◆ Information provided
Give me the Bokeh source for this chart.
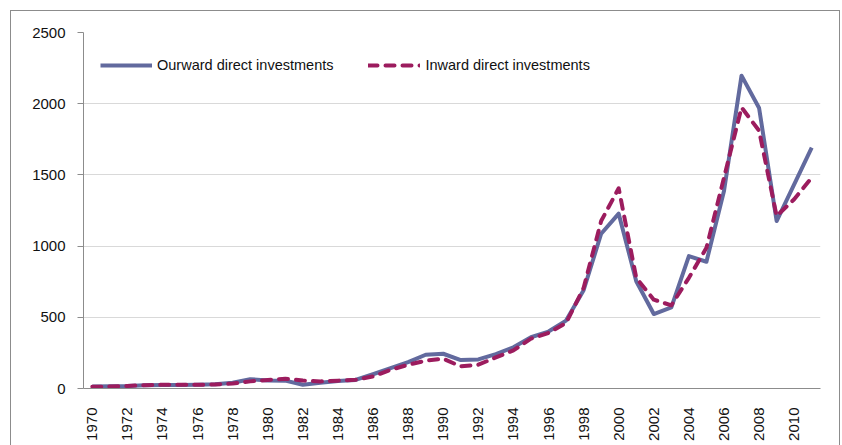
from math import pi
from bokeh.plotting import figure
from bokeh.models import Range1d, FixedTicker, Legend, LegendItem, InlineStyleSheet
from bokeh.embed import file_html
from bokeh.resources import INLINE

years = list(range(1970, 2012))
outward = [14, 15, 17, 22, 24, 25, 27, 30, 40, 65, 57, 55, 26, 40, 52, 60, 100, 143, 185, 237,
           244, 200, 204, 242, 289, 360, 400, 477, 690, 1087, 1228, 753, 523, 570, 930, 890,
           1387, 2197, 1970, 1176, 1434, 1692]
inward = [12, 14, 18, 23, 26, 26, 26, 28, 35, 50, 60, 68, 56, 50, 55, 61, 85, 131, 167, 195,
          209, 155, 167, 218, 268, 350, 390, 460, 706, 1176, 1406, 777, 624, 584, 777, 988,
          1481, 1974, 1810, 1211, 1329, 1481]
y_ticks = [0, 500, 1000, 1500, 2000, 2500]
x_ticks = list(range(1970, 2012, 2))
labels = ["Ourward direct investments", "Inward direct investments"]

FONT = "Liberation Sans"
BLUE = "#626A9E"
RED = "#9C1C5E"

p = figure(width=830, height=435, output_backend="svg", toolbar_location=None,
           x_range=Range1d(1969.5, 2011.5), y_range=Range1d(0, 2500),
           min_border_left=72, min_border_right=21, min_border_top=21, min_border_bottom=58)
p.margin = (10, 0, 0, 10)
p.stylesheets = [InlineStyleSheet(css=":host { box-sizing: border-box; "
                                      "border-top: 1px solid #8c8c8c; "
                                      "border-left: 1px solid #8c8c8c; "
                                      "border-right: 1px solid #8c8c8c; }")]
p.outline_line_color = None

r1 = p.line(years, outward, line_color=BLUE, line_width=4, line_join="round")
r2 = p.line(years, inward, line_color=RED, line_width=4, line_dash="9 8",
            line_cap="round", line_join="round")

p.xgrid.grid_line_color = None
p.ygrid.grid_line_color = "#d9d9d9"
p.ygrid.grid_line_width = 1

p.yaxis.ticker = FixedTicker(ticks=y_ticks)
p.yaxis.minor_tick_line_color = None
p.yaxis.major_tick_out = 6
p.yaxis.major_tick_in = 0
p.yaxis.axis_line_color = "#8c8c8c"
p.yaxis.major_tick_line_color = "#8c8c8c"
p.yaxis.major_label_standoff = 12

p.xaxis.ticker = FixedTicker(ticks=x_ticks)
p.xaxis.minor_tick_line_color = None
p.xaxis.major_tick_line_color = None
p.xaxis.axis_line_color = "#8c8c8c"
p.xaxis.major_label_orientation = pi / 2
p.xaxis.major_label_standoff = 13

for ax in (p.xaxis, p.yaxis):
    ax.major_label_text_font = FONT
    ax.major_label_text_font_size = "15px"
    ax.major_label_text_color = "#111111"

legend = Legend(items=[LegendItem(label=labels[0], renderers=[r1]),
                       LegendItem(label=labels[1], renderers=[r2])],
                orientation="horizontal", location=(17, 315),
                glyph_width=52, glyph_height=16, label_height=16,
                label_standoff=5, spacing=35, padding=0, margin=0,
                border_line_color=None, background_fill_alpha=0,
                label_text_font=FONT, label_text_font_size="14.5px",
                label_text_color="#111111")
p.add_layout(legend)

open("out.html", "w").write(file_html(p, INLINE))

◆ What to do
Everything from the first line of the listing above through the line that contains "from bokeh.resources import INLINE" is to be restated word for word, minus the pictures.

◆ Solution for this exercise
Give me the Bokeh source for this chart.
from math import pi
from bokeh.plotting import figure
from bokeh.models import Range1d, FixedTicker, Legend, LegendItem, InlineStyleSheet
from bokeh.embed import file_html
from bokeh.resources import INLINE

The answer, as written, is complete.